[START]

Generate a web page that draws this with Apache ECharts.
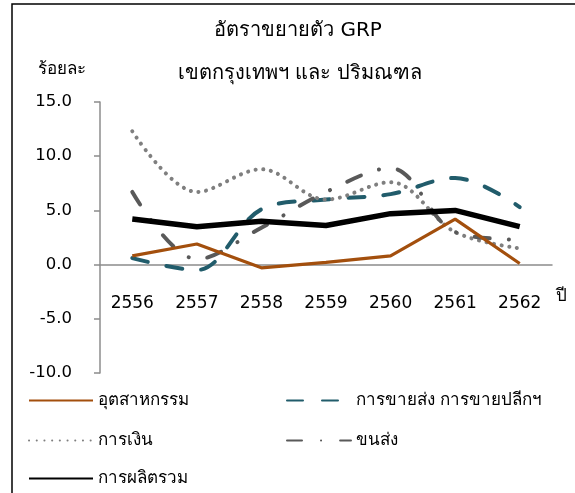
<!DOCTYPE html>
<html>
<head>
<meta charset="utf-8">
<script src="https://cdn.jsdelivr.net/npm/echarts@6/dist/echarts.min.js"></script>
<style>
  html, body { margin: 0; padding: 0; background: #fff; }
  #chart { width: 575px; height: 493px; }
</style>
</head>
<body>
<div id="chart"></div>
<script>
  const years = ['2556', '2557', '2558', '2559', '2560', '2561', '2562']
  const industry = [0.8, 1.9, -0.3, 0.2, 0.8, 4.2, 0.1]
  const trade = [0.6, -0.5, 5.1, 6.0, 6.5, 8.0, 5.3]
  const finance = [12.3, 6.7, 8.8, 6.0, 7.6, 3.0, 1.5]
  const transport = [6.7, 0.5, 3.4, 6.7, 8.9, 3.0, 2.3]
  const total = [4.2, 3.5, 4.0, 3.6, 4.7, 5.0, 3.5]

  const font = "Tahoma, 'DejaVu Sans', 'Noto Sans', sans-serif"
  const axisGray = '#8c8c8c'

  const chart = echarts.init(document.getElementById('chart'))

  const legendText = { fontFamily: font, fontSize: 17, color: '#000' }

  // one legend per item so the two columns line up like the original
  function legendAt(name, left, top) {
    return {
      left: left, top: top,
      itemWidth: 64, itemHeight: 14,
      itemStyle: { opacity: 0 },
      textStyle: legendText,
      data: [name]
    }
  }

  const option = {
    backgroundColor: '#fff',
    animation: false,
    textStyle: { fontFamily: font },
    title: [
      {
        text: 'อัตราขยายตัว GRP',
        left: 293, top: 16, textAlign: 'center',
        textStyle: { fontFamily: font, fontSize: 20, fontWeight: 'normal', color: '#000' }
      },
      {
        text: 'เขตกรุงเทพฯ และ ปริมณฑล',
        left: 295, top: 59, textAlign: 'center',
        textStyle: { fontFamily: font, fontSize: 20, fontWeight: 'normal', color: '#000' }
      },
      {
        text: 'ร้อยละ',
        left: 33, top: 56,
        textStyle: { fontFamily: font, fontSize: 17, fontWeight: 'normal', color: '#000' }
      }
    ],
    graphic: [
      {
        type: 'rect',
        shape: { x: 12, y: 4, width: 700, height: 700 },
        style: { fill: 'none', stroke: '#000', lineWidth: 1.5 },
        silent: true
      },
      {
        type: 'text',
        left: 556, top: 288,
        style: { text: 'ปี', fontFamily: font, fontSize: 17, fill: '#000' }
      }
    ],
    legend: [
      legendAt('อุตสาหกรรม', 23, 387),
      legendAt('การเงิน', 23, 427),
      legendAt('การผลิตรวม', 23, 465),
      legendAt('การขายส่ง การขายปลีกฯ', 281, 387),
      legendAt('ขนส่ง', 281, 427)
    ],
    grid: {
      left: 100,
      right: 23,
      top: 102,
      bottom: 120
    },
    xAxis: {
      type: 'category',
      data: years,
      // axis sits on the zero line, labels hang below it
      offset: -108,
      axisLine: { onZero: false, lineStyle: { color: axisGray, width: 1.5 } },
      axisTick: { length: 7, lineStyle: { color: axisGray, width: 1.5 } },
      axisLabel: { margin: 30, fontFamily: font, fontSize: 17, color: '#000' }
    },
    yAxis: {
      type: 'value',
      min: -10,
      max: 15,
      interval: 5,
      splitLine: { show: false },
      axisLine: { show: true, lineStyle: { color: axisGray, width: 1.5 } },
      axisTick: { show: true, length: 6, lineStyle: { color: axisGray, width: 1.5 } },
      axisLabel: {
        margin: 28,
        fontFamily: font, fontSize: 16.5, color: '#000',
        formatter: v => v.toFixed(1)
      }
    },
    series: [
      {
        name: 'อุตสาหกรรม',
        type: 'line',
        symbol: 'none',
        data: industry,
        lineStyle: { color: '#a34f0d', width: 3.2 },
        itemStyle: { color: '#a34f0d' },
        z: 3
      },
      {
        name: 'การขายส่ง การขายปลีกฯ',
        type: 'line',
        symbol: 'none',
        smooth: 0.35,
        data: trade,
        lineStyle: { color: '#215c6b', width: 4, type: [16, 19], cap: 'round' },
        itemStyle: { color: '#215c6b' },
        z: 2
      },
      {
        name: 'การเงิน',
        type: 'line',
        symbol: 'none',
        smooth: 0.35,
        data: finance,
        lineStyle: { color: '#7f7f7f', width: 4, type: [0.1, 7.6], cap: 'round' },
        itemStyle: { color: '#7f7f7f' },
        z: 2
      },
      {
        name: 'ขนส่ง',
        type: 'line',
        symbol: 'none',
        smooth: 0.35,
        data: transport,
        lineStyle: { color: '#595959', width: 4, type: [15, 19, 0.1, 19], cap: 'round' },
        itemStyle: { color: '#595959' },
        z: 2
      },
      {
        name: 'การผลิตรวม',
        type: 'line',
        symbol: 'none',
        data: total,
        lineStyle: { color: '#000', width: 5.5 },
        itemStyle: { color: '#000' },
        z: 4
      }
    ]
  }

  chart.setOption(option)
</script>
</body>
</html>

[END]

▶ [Exercise aim] Restate the whole listing above exactly, please, omitting every image.

▶ [Solution to this problem]
Generate a web page that draws this with Apache ECharts.
<!DOCTYPE html>
<html>
<head>
<meta charset="utf-8">
<script src="https://cdn.jsdelivr.net/npm/echarts@6/dist/echarts.min.js"></script>
<style>
  html, body { margin: 0; padding: 0; background: #fff; }
  #chart { width: 575px; height: 493px; }
</style>
</head>
<body>
<div id="chart"></div>
<script>
  const years = ['2556', '2557', '2558', '2559', '2560', '2561', '2562']
  const industry = [0.8, 1.9, -0.3, 0.2, 0.8, 4.2, 0.1]
  const trade = [0.6, -0.5, 5.1, 6.0, 6.5, 8.0, 5.3]
  const finance = [12.3, 6.7, 8.8, 6.0, 7.6, 3.0, 1.5]
  const transport = [6.7, 0.5, 3.4, 6.7, 8.9, 3.0, 2.3]
  const total = [4.2, 3.5, 4.0, 3.6, 4.7, 5.0, 3.5]

  const font = "Tahoma, 'DejaVu Sans', 'Noto Sans', sans-serif"
  const axisGray = '#8c8c8c'

  const chart = echarts.init(document.getElementById('chart'))

  const legendText = { fontFamily: font, fontSize: 17, color: '#000' }

  // one legend per item so the two columns line up like the original
  function legendAt(name, left, top) {
    return {
      left: left, top: top,
      itemWidth: 64, itemHeight: 14,
      itemStyle: { opacity: 0 },
      textStyle: legendText,
      data: [name]
    }
  }

  const option = {
    backgroundColor: '#fff',
    animation: false,
    textStyle: { fontFamily: font },
    title: [
      {
        text: 'อัตราขยายตัว GRP',
        left: 293, top: 16, textAlign: 'center',
        textStyle: { fontFamily: font, fontSize: 20, fontWeight: 'normal', color: '#000' }
      },
      {
        text: 'เขตกรุงเทพฯ และ ปริมณฑล',
        left: 295, top: 59, textAlign: 'center',
        textStyle: { fontFamily: font, fontSize: 20, fontWeight: 'normal', color: '#000' }
      },
      {
        text: 'ร้อยละ',
        left: 33, top: 56,
        textStyle: { fontFamily: font, fontSize: 17, fontWeight: 'normal', color: '#000' }
      }
    ],
    graphic: [
      {
        type: 'rect',
        shape: { x: 12, y: 4, width: 700, height: 700 },
        style: { fill: 'none', stroke: '#000', lineWidth: 1.5 },
        silent: true
      },
      {
        type: 'text',
        left: 556, top: 288,
        style: { text: 'ปี', fontFamily: font, fontSize: 17, fill: '#000' }
      }
    ],
    legend: [
      legendAt('อุตสาหกรรม', 23, 387),
      legendAt('การเงิน', 23, 427),
      legendAt('การผลิตรวม', 23, 465),
      legendAt('การขายส่ง การขายปลีกฯ', 281, 387),
      legendAt('ขนส่ง', 281, 427)
    ],
    grid: {
      left: 100,
      right: 23,
      top: 102,
      bottom: 120
    },
    xAxis: {
      type: 'category',
      data: years,
      // axis sits on the zero line, labels hang below it
      offset: -108,
      axisLine: { onZero: false, lineStyle: { color: axisGray, width: 1.5 } },
      axisTick: { length: 7, lineStyle: { color: axisGray, width: 1.5 } },
      axisLabel: { margin: 30, fontFamily: font, fontSize: 17, color: '#000' }
    },
    yAxis: {
      type: 'value',
      min: -10,
      max: 15,
      interval: 5,
      splitLine: { show: false },
      axisLine: { show: true, lineStyle: { color: axisGray, width: 1.5 } },
      axisTick: { show: true, length: 6, lineStyle: { color: axisGray, width: 1.5 } },
      axisLabel: {
        margin: 28,
        fontFamily: font, fontSize: 16.5, color: '#000',
        formatter: v => v.toFixed(1)
      }
    },
    series: [
      {
        name: 'อุตสาหกรรม',
        type: 'line',
        symbol: 'none',
        data: industry,
        lineStyle: { color: '#a34f0d', width: 3.2 },
        itemStyle: { color: '#a34f0d' },
        z: 3
      },
      {
        name: 'การขายส่ง การขายปลีกฯ',
        type: 'line',
        symbol: 'none',
        smooth: 0.35,
        data: trade,
        lineStyle: { color: '#215c6b', width: 4, type: [16, 19], cap: 'round' },
        itemStyle: { color: '#215c6b' },
        z: 2
      },
      {
        name: 'การเงิน',
        type: 'line',
        symbol: 'none',
        smooth: 0.35,
        data: finance,
        lineStyle: { color: '#7f7f7f', width: 4, type: [0.1, 7.6], cap: 'round' },
        itemStyle: { color: '#7f7f7f' },
        z: 2
      },
      {
        name: 'ขนส่ง',
        type: 'line',
        symbol: 'none',
        smooth: 0.35,
        data: transport,
        lineStyle: { color: '#595959', width: 4, type: [15, 19, 0.1, 19], cap: 'round' },
        itemStyle: { color: '#595959' },
        z: 2
      },
      {
        name: 'การผลิตรวม',
        type: 'line',
        symbol: 'none',
        data: total,
        lineStyle: { color: '#000', width: 5.5 },
        itemStyle: { color: '#000' },
        z: 4
      }
    ]
  }

  chart.setOption(option)
</script>
</body>
</html>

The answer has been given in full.